Moody’s princess all set for her royal performance

Newmarket

TRAINER Peter Moody was protective of his princess. Champion Australian racehorse Black Caviar would parade for the media for no longer than two minutes, he barked, and she would be wearing her protective suit to shield her against the weather.
People with umbrellas were to keep their distance. “Umbrellas and racehorses don’t mix!” he warned.
So a dozen reporters and cameramen dutifully stood in driving rain at Newmarket – while Black Caviar dutifully went through her paces – for an update on how the wonder from Down Under was doing before her first big international race at Royal Ascot on Saturday.

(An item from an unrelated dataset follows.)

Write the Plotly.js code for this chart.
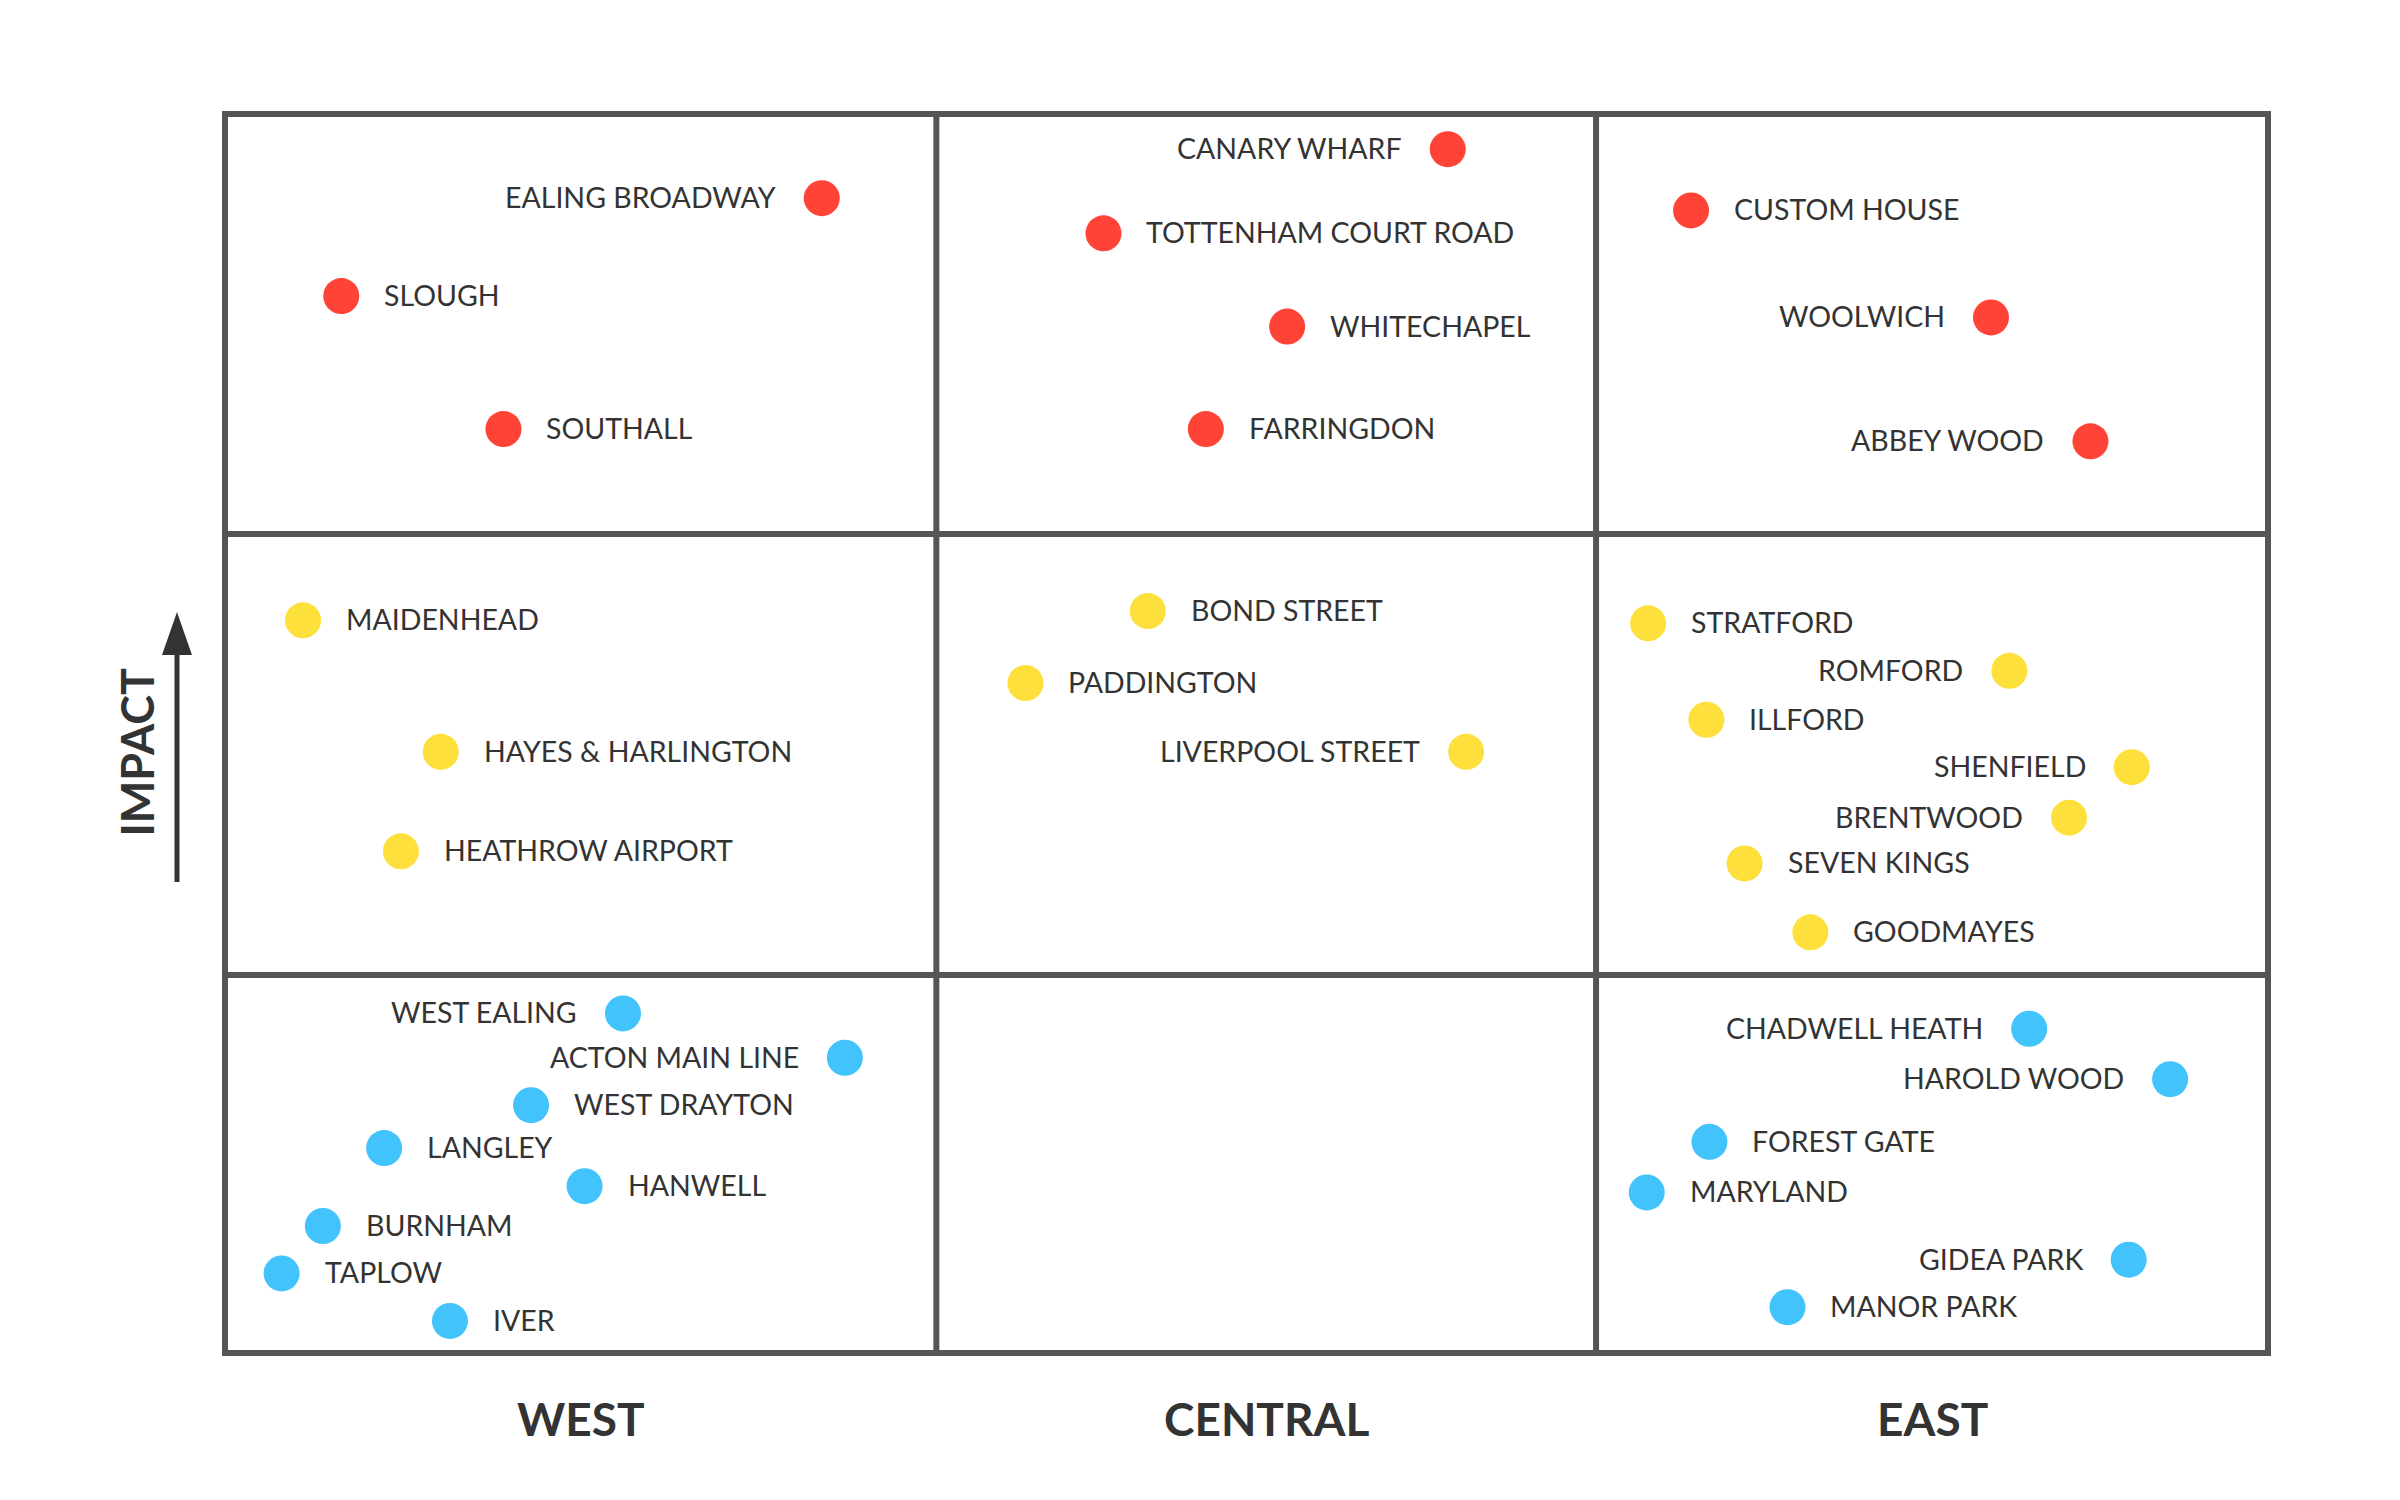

Moody said the mare was “the fittest I’ve probably had her in the last 24 months”. The track will be heavy but Moody was not convinced the weather would be: “If we got it wrong as often as the weatherman we would be unemployed. She’s got a great record of producing great tracks.”
Black Caviar has never raced on an extremely soft track but Moody said she had both trained and trialled on them in Australia.
“This track is one of the best rated tracks … I’m not worried at this point … the big concern for us was the travelling aspect and we appear to have overcome that.”
Moody said he was very pleased with her condition: “She’s done everything we asked of her.”
He said she was doing so well that he had to give her “a little bit of work” on Tuesday, even though the original plan had been to avoid heavy training in the run-up to the Diamond Jubilee Stakes.
Thousands of Australians are travelling to Britain to see the big moment. “This is our turn on the world stage,” Moody said. “It’s our Olympics.”
He said the owners should be applauded for their decision to bring her out of her comfort zone and to Ascot.
“These owners have had the balls to put this mare on a plane and bring her three-quarters of the way around the world,” he said. “Imagine having something this good and sharing it with the rest of the world.”
He compared this to British champion Frankel, who he said would never leave British shores.
He said Black Caviar was bold enough to take whatever position she wanted in the race.
“I’d love nothing more than to see her come out and win by 10 or 11 lengths,” he said. But such a performance would be saved for an Australian racetrack.
“The Poms have been using us Aussies as cannon fodder for 150 years so we’re not going to put on a show just for them.”